Brett MacLean is back in hockey a year after it nearly took his life. His NHL dream is dead, but his love of the game lives on.
By Carrie Oehm
Brett MacLean is thankful he can still step foot in a hockey rink, even if he can’t skate on the ice. Starting this season, he will be behind the bench as an assistant coach for the University of Waterloo men’s team. It’s a welcomed opportunity to stay around the game for the former budding NHL prospect who had his big-league dream taken away and nearly lost his life in the process.
In the summer of 2012, MacLean was coming off a 25-goal season in the American League and working toward a full-time spot with the Phoenix Coyotes. One night he joined friends in Owen Sound, Ont., for a pickup game. Without warning, with no history of heart disease and with nothing but positive feedback from testing done at various pro camps, he experienced a sudden cardiac arrest.
Fortunately for MacLean, two fellow players, Jason Silverthorn and Jason Gallagher, reacted immediately and performed CPR until local firefighter Jay Forslund could retrieve the arena’s automatic external defibrillator (AED) and shock him back to life. Paramedics arrived to the scene and MacLean was immediately airlifted to a hospital in London, Ont.
A few days later, he woke up from a medically induced coma accompanied by news that something he had devoted his entire life to, and had wanted since he could skate, was out of the question: his professional hockey career was finished. But the most important news he received that day was that he was alive. The survival rate in Canada for out-of-hospital cardiac arrests is only about five percent. To this day, doctors aren’t sure what caused the cardiac arrest and now MacLean has an implantable cardiac defibrillator (ICD) in his chest, which monitors his heart for abnormalities and prevents him from participating in contact sports.
MacLean was devastated, but with support from his family he has started to move forward with his life.

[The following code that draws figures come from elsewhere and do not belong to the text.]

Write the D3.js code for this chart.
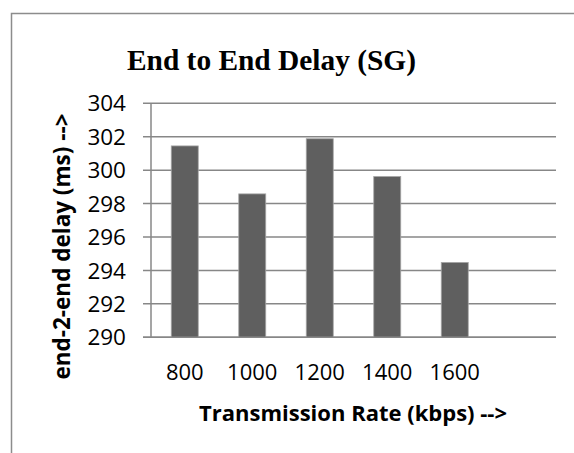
<!DOCTYPE html>
<html><head><meta charset="utf-8">
<script src="https://cdn.jsdelivr.net/npm/d3@7"></script>
<style>html,body{margin:0;padding:0;background:#fff;}svg{display:block;}</style>
</head><body>
<svg id="chart" width="574" height="453"></svg>
<script>
const title = "End to End Delay (SG)";
const categories = ["800", "1000", "1200", "1400", "1600"];
const delays = [301.45, 298.58, 301.88, 299.62, 294.48];
const yTicks = [290, 292, 294, 296, 298, 300, 302, 304];
const xTitle = "Transmission Rate (kbps) -->";
const yTitle = "end-2-end delay (ms) -->";

const svg = d3.select("#chart");
const plotLeft = 151, plotRight = 556, plotTop = 103.3, plotBottom = 337.3;

// outer frame
svg.append("rect").attr("x", 11.5).attr("y", 13.5).attr("width", 600).attr("height", 500)
  .attr("fill", "none").attr("stroke", "#8c8c8c").attr("stroke-width", 1.5);

const x = d3.scaleBand().domain([...categories, "_blank"]).range([plotLeft, plotRight])
  .paddingInner(0.6).paddingOuter(0.3);
const y = d3.scaleLinear().domain([290, 304]).range([plotBottom, plotTop]);

// gridlines + tick marks
svg.append("g").selectAll("line").data(yTicks).join("line")
  .attr("x1", plotLeft - 8).attr("x2", plotRight)
  .attr("y1", d => y(d)).attr("y2", d => y(d))
  .attr("stroke", "#878787").attr("stroke-width", 1.5);

// y axis line
svg.append("line").attr("x1", plotLeft).attr("x2", plotLeft).attr("y1", plotTop).attr("y2", plotBottom)
  .attr("stroke", "#878787").attr("stroke-width", 1.5);

// bars
svg.append("g").selectAll("rect").data(categories).join("rect")
  .attr("x", d => x(d)).attr("width", x.bandwidth())
  .attr("y", (d, i) => y(delays[i])).attr("height", (d, i) => y(290) - y(delays[i]))
  .attr("fill", "#5f5f5f").attr("stroke", "#a6a6a6").attr("stroke-width", 0.8);

// x axis baseline on top
svg.append("line").attr("x1", plotLeft - 8).attr("x2", plotRight).attr("y1", plotBottom).attr("y2", plotBottom)
  .attr("stroke", "#878787").attr("stroke-width", 1.5);

const font = "'Open Sans', 'Noto Sans', sans-serif";
// y tick labels
svg.append("g").selectAll("text").data(yTicks).join("text")
  .attr("x", 126).attr("y", d => y(d)).attr("dy", "0.36em")
  .attr("text-anchor", "end").attr("font-family", font).attr("font-size", 22.5)
  .attr("fill", "#000").text(d => d);

// x tick labels
svg.append("g").selectAll("text").data(categories).join("text")
  .attr("x", d => x(d) + x.bandwidth() / 2).attr("y", 380)
  .attr("text-anchor", "middle").attr("font-family", font).attr("font-size", 22)
  .attr("fill", "#000").text(d => d);

// title
svg.append("text").attr("x", 271.5).attr("y", 70).attr("text-anchor", "middle")
  .attr("font-family", "'Liberation Serif', 'Times New Roman', serif").attr("font-weight", "bold")
  .attr("font-size", 29.4).attr("fill", "#000").text(title);

// x title
svg.append("text").attr("x", 353).attr("y", 421).attr("text-anchor", "middle")
  .attr("font-family", font).attr("font-weight", "bold").attr("font-size", 22)
  .attr("fill", "#000").text(xTitle);

// y title
svg.append("text").attr("transform", "translate(70,246.5) rotate(-90)").attr("text-anchor", "middle")
  .attr("font-family", font).attr("font-weight", "bold").attr("font-size", 22.5)
  .attr("fill", "#000").text(yTitle);
</script>
</body></html>
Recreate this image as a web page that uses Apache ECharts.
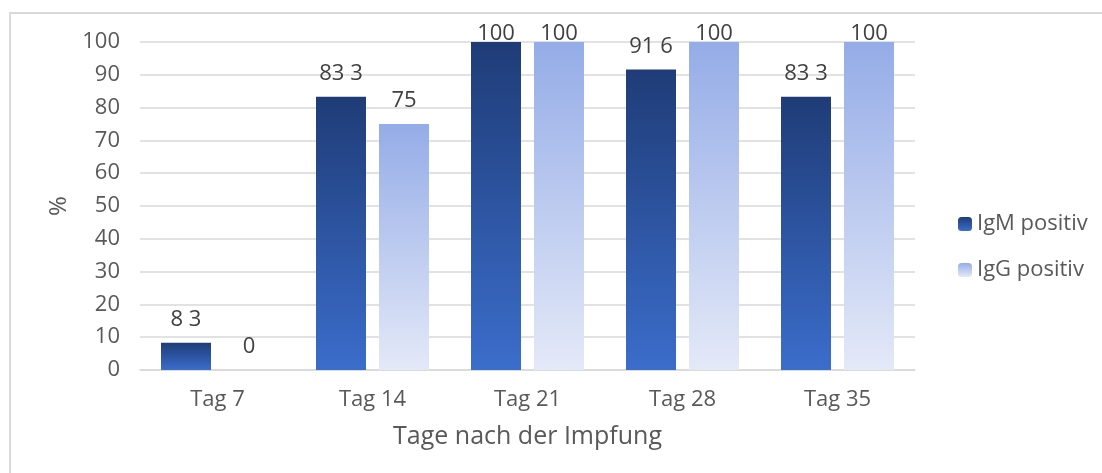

“I did get down on the situation at the beginning,” he says. “It was tough to take. I have tried very hard to focus on the positives and not dwell on the negatives. There are lots of things I wouldn’t have done, people I wouldn’t have met and experiences I wouldn’t have had without going through this. I am happy with where my life is today and wouldn’t change that.”
That includes furthering his education at the University of Waterloo, where after his recovery MacLean enrolled in classes prior to being named an assistant coach. He’s also become a spokesperson for the Heart and Stroke Foundation, telling his story around the country and emphasizing the importance of CPR and AED’s, as well as limiting the risk of heart disease. MacLean even created a charity event called Bar Down For Heart and Stroke, a ball hockey tournament in Port Elgin, Ont., that promotes AED awareness and raises funds for the Heart and Stroke Foundation.
Still only 24, MacLean wonders what could have been. He had charisma on and off the ice and life looked promising.
“I felt very confident my future in hockey would be very bright,” MacLean said. “I believed I was on the right track to make the NHL and be a professional hockey player for a long time. I didn’t really consider a Plan B at the time because you kind of get caught up in making the NHL and that’s where your focus is.”
MacLean says he feels very lucky to have gotten the opportunity to play in the OHL, to have been drafted into the NHL and to have played 18 games in the league for Winnipeg and Phoenix, where he scored his first goal in his debut. “It may have not been as long as I had hoped for,” he said, “but it is something no one can ever take away from me.”